GOAL. Your task is to repeat the lines below exactly, excluding any pictures they contain.

Entries with chart source code
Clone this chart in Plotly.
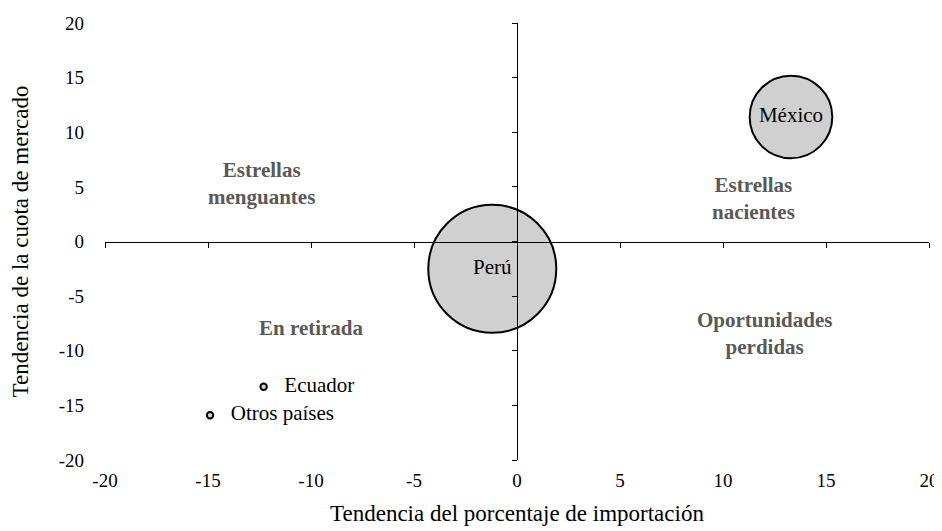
import plotly.graph_objects as go

# datos de la matriz de competitividad
paises = ["Perú", "México", "Ecuador", "Otros países"]
tend_importacion = [-1.2, 13.3, -12.3, -14.9]
tend_cuota = [-2.5, 11.4, -13.3, -15.9]
participacion = [60, 25, 0.15, 0.15]
posicion_texto = ["middle center", "middle center", "middle right", "middle right"]
plantilla_texto = ["%{text}", "%{text}", "   %{text}", "   %{text}"]

cuadrantes = ["Estrellas<br>menguantes", "Estrellas<br>nacientes", "En retirada", "Oportunidades<br>perdidas"]
cuad_x = [-12.4, 11.5, -10.0, 12.0]
cuad_y = [5.3, 3.9, -7.9, -8.4]

ticks = [-20, -15, -10, -5, 0, 5, 10, 15, 20]
tick_txt = ["-20", "-15", "-10", "-5", "0", "5", "10", "15", "20"]

serif = "Liberation Serif"

fig = go.Figure()
fig.add_trace(go.Scatter(
    x=tend_importacion, y=tend_cuota, mode="markers+text",
    text=paises, textposition=posicion_texto, texttemplate=plantilla_texto,
    textfont=dict(family=serif, size=21, color="black"),
    marker=dict(size=participacion, sizemode="area", sizeref=2 * max(participacion) / 128 ** 2,
                color="#d0d0d0", opacity=1, line=dict(color="black", width=2)),
    hoverinfo="text", showlegend=False,
))
# ejes centrales (cruzan en cero)
fig.add_trace(go.Scatter(x=[], y=[], xaxis="x2", yaxis="y2", showlegend=False, hoverinfo="skip"))

for t, xx, yy in zip(cuadrantes, cuad_x, cuad_y):
    fig.add_annotation(x=xx, y=yy, text="<b>" + t + "</b>", showarrow=False,
                       font=dict(family=serif, size=21, color="#595959"))

ax_common = dict(range=[-20, 20], tickvals=ticks, ticktext=tick_txt, showgrid=False,
                 zeroline=False, automargin=False)
fig.update_layout(
    width=942, height=531,
    margin=dict(l=97, r=21, t=15, b=79),
    paper_bgcolor="white", plot_bgcolor="white",
    font=dict(family=serif, size=19, color="black"),
    showlegend=False,
    xaxis=dict(**ax_common, showline=False, ticks="", ticklabelstandoff=7,
               tickfont=dict(family=serif, size=19),
               title=dict(text="Tendencia del porcentaje de importación",
                          font=dict(family=serif, size=23), standoff=14)),
    yaxis=dict(**ax_common, showline=False, ticks="", ticklabelstandoff=20,
               tickfont=dict(family=serif, size=19),
               title=dict(text="Tendencia de la cuota de mercado",
                          font=dict(family=serif, size=23), standoff=34)),
    xaxis2=dict(**ax_common, overlaying="x", anchor="free", position=0.5, showline=True,
                linecolor="black", linewidth=1, ticks="outside", ticklen=5, tickcolor="black",
                showticklabels=False),
    yaxis2=dict(**ax_common, overlaying="y", anchor="free", position=0.5, showline=True,
                linecolor="black", linewidth=1, ticks="outside", ticklen=5, tickcolor="black",
                showticklabels=False),
)

fig.write_html("out.html")
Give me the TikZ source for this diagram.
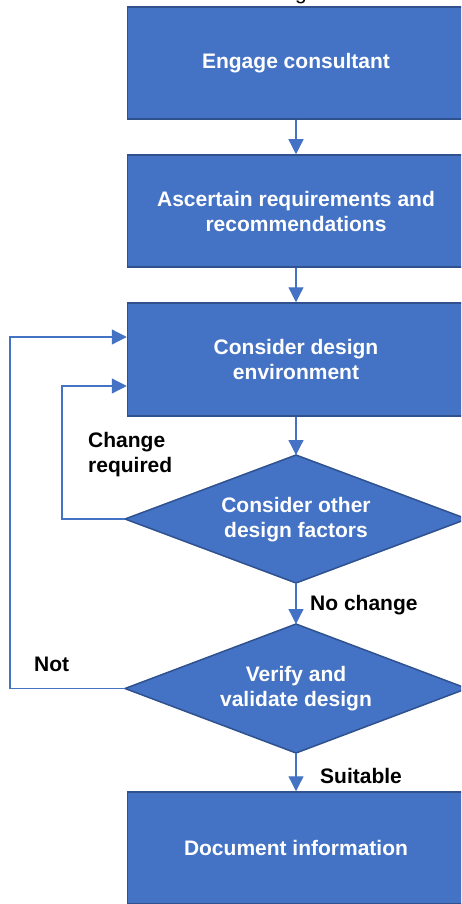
\documentclass[tikz,border=0pt]{standalone}
\usepackage{fontspec}
\setmainfont{Liberation Sans}
\usetikzlibrary{arrows.meta,calc}
\definecolor{ofblue}{HTML}{4472C4}
\definecolor{ofedge}{HTML}{2F528F}
\tikzset{
  procbox/.style={draw=ofedge,line width=1.5pt,fill=ofblue,minimum width=337pt,
    text=white,font=\fontsize{21}{25}\selectfont\bfseries,align=center,inner sep=0pt},
  decshape/.style={draw=ofedge,line width=1.5pt,fill=ofblue,line join=miter},
  dectext/.style={text=white,font=\fontsize{21}{25}\selectfont\bfseries,align=center,inner sep=0pt},
  lbl/.style={text=black,font=\fontsize{21}{25}\selectfont\bfseries,align=left,inner sep=0pt,anchor=west},
  arr/.style={draw=ofblue,line width=1.3pt,-{Triangle[width=15pt,length=15pt]}},
}
\begin{document}
\begin{tikzpicture}[x=1pt,y=-1pt]
\useasboundingbox (0,0) rectangle (461,904);
\clip (0,0) rectangle (461,904);
\node[anchor=base,font=\fontsize{21}{25}\selectfont,inner sep=0pt] (cap) at (301,0) {g};
\node[procbox,minimum height=112pt] (b1) at (296,63) {\raisebox{-2pt}{Engage consultant}};
\node[procbox,minimum height=112pt] (b2) at (296,211) {Ascertain requirements and\\recommendations};
\node[procbox,minimum height=113pt] (b3) at (296,359.5) {Consider design\\environment};
% decision 1
\coordinate (d1n) at (296,455);
\coordinate (d1s) at (296,583);
\coordinate (d1w) at (125,519);
\coordinate (d1e) at (467,519);
\draw[decshape] (d1n) -- (d1e) -- (d1s) -- (d1w) -- cycle;
\node[dectext] (d1) at (296,520) {Consider other\\design factors};
% decision 2
\coordinate (d2n) at (296,624);
\coordinate (d2s) at (296,753);
\coordinate (d2w) at (125,688.5);
\coordinate (d2e) at (467,688.5);
\draw[decshape] (d2n) -- (d2e) -- (d2s) -- (d2w) -- cycle;
\node[dectext] (d2) at (296,689) {Verify and\\validate design};
\node[procbox,minimum height=112pt] (b4) at (296,848) {Document information};
\coordinate (in1) at ($(b3.west)+(0,26.5)$);
\coordinate (in2) at ($(b3.west)+(0,-22.5)$);
\draw[arr] (b1.south) -- (b2.north);
\draw[arr] (b2.south) -- (b3.north);
\draw[arr] (b3.south) -- (d1n);
\draw[arr] (d1s) -- (d2n);
\draw[arr] (d2s) -- (b4.north);
\draw[arr] (d1w) -- ++(-63,0) |- (in1);
\draw[arr] (d2w) -- ++(-115,0) |- (in2);
\node[lbl] (lc) at (88,455) {Change\\required};
\node[lbl] (ln) at (310,605) {No change};
\node[lbl] (lnot) at (34,664) {Not};
\node[lbl] (ls) at (320,776) {Suitable};
\end{tikzpicture}
\end{document}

COMPLETE RESPONSE.
Clone this chart in Plotly.
import plotly.graph_objects as go

# datos de la matriz de competitividad
paises = ["Perú", "México", "Ecuador", "Otros países"]
tend_importacion = [-1.2, 13.3, -12.3, -14.9]
tend_cuota = [-2.5, 11.4, -13.3, -15.9]
participacion = [60, 25, 0.15, 0.15]
posicion_texto = ["middle center", "middle center", "middle right", "middle right"]
plantilla_texto = ["%{text}", "%{text}", "   %{text}", "   %{text}"]

cuadrantes = ["Estrellas<br>menguantes", "Estrellas<br>nacientes", "En retirada", "Oportunidades<br>perdidas"]
cuad_x = [-12.4, 11.5, -10.0, 12.0]
cuad_y = [5.3, 3.9, -7.9, -8.4]

ticks = [-20, -15, -10, -5, 0, 5, 10, 15, 20]
tick_txt = ["-20", "-15", "-10", "-5", "0", "5", "10", "15", "20"]

serif = "Liberation Serif"

fig = go.Figure()
fig.add_trace(go.Scatter(
    x=tend_importacion, y=tend_cuota, mode="markers+text",
    text=paises, textposition=posicion_texto, texttemplate=plantilla_texto,
    textfont=dict(family=serif, size=21, color="black"),
    marker=dict(size=participacion, sizemode="area", sizeref=2 * max(participacion) / 128 ** 2,
                color="#d0d0d0", opacity=1, line=dict(color="black", width=2)),
    hoverinfo="text", showlegend=False,
))
# ejes centrales (cruzan en cero)
fig.add_trace(go.Scatter(x=[], y=[], xaxis="x2", yaxis="y2", showlegend=False, hoverinfo="skip"))

for t, xx, yy in zip(cuadrantes, cuad_x, cuad_y):
    fig.add_annotation(x=xx, y=yy, text="<b>" + t + "</b>", showarrow=False,
                       font=dict(family=serif, size=21, color="#595959"))

ax_common = dict(range=[-20, 20], tickvals=ticks, ticktext=tick_txt, showgrid=False,
                 zeroline=False, automargin=False)
fig.update_layout(
    width=942, height=531,
    margin=dict(l=97, r=21, t=15, b=79),
    paper_bgcolor="white", plot_bgcolor="white",
    font=dict(family=serif, size=19, color="black"),
    showlegend=False,
    xaxis=dict(**ax_common, showline=False, ticks="", ticklabelstandoff=7,
               tickfont=dict(family=serif, size=19),
               title=dict(text="Tendencia del porcentaje de importación",
                          font=dict(family=serif, size=23), standoff=14)),
    yaxis=dict(**ax_common, showline=False, ticks="", ticklabelstandoff=20,
               tickfont=dict(family=serif, size=19),
               title=dict(text="Tendencia de la cuota de mercado",
                          font=dict(family=serif, size=23), standoff=34)),
    xaxis2=dict(**ax_common, overlaying="x", anchor="free", position=0.5, showline=True,
                linecolor="black", linewidth=1, ticks="outside", ticklen=5, tickcolor="black",
                showticklabels=False),
    yaxis2=dict(**ax_common, overlaying="y", anchor="free", position=0.5, showline=True,
                linecolor="black", linewidth=1, ticks="outside", ticklen=5, tickcolor="black",
                showticklabels=False),
)

fig.write_html("out.html")
Give me the TikZ source for this diagram.
\documentclass[tikz,border=0pt]{standalone}
\usepackage{fontspec}
\setmainfont{Liberation Sans}
\usetikzlibrary{arrows.meta,calc}
\definecolor{ofblue}{HTML}{4472C4}
\definecolor{ofedge}{HTML}{2F528F}
\tikzset{
  procbox/.style={draw=ofedge,line width=1.5pt,fill=ofblue,minimum width=337pt,
    text=white,font=\fontsize{21}{25}\selectfont\bfseries,align=center,inner sep=0pt},
  decshape/.style={draw=ofedge,line width=1.5pt,fill=ofblue,line join=miter},
  dectext/.style={text=white,font=\fontsize{21}{25}\selectfont\bfseries,align=center,inner sep=0pt},
  lbl/.style={text=black,font=\fontsize{21}{25}\selectfont\bfseries,align=left,inner sep=0pt,anchor=west},
  arr/.style={draw=ofblue,line width=1.3pt,-{Triangle[width=15pt,length=15pt]}},
}
\begin{document}
\begin{tikzpicture}[x=1pt,y=-1pt]
\useasboundingbox (0,0) rectangle (461,904);
\clip (0,0) rectangle (461,904);
\node[anchor=base,font=\fontsize{21}{25}\selectfont,inner sep=0pt] (cap) at (301,0) {g};
\node[procbox,minimum height=112pt] (b1) at (296,63) {\raisebox{-2pt}{Engage consultant}};
\node[procbox,minimum height=112pt] (b2) at (296,211) {Ascertain requirements and\\recommendations};
\node[procbox,minimum height=113pt] (b3) at (296,359.5) {Consider design\\environment};
% decision 1
\coordinate (d1n) at (296,455);
\coordinate (d1s) at (296,583);
\coordinate (d1w) at (125,519);
\coordinate (d1e) at (467,519);
\draw[decshape] (d1n) -- (d1e) -- (d1s) -- (d1w) -- cycle;
\node[dectext] (d1) at (296,520) {Consider other\\design factors};
% decision 2
\coordinate (d2n) at (296,624);
\coordinate (d2s) at (296,753);
\coordinate (d2w) at (125,688.5);
\coordinate (d2e) at (467,688.5);
\draw[decshape] (d2n) -- (d2e) -- (d2s) -- (d2w) -- cycle;
\node[dectext] (d2) at (296,689) {Verify and\\validate design};
\node[procbox,minimum height=112pt] (b4) at (296,848) {Document information};
\coordinate (in1) at ($(b3.west)+(0,26.5)$);
\coordinate (in2) at ($(b3.west)+(0,-22.5)$);
\draw[arr] (b1.south) -- (b2.north);
\draw[arr] (b2.south) -- (b3.north);
\draw[arr] (b3.south) -- (d1n);
\draw[arr] (d1s) -- (d2n);
\draw[arr] (d2s) -- (b4.north);
\draw[arr] (d1w) -- ++(-63,0) |- (in1);
\draw[arr] (d2w) -- ++(-115,0) |- (in2);
\node[lbl] (lc) at (88,455) {Change\\required};
\node[lbl] (ln) at (310,605) {No change};
\node[lbl] (lnot) at (34,664) {Not};
\node[lbl] (ls) at (320,776) {Suitable};
\end{tikzpicture}
\end{document}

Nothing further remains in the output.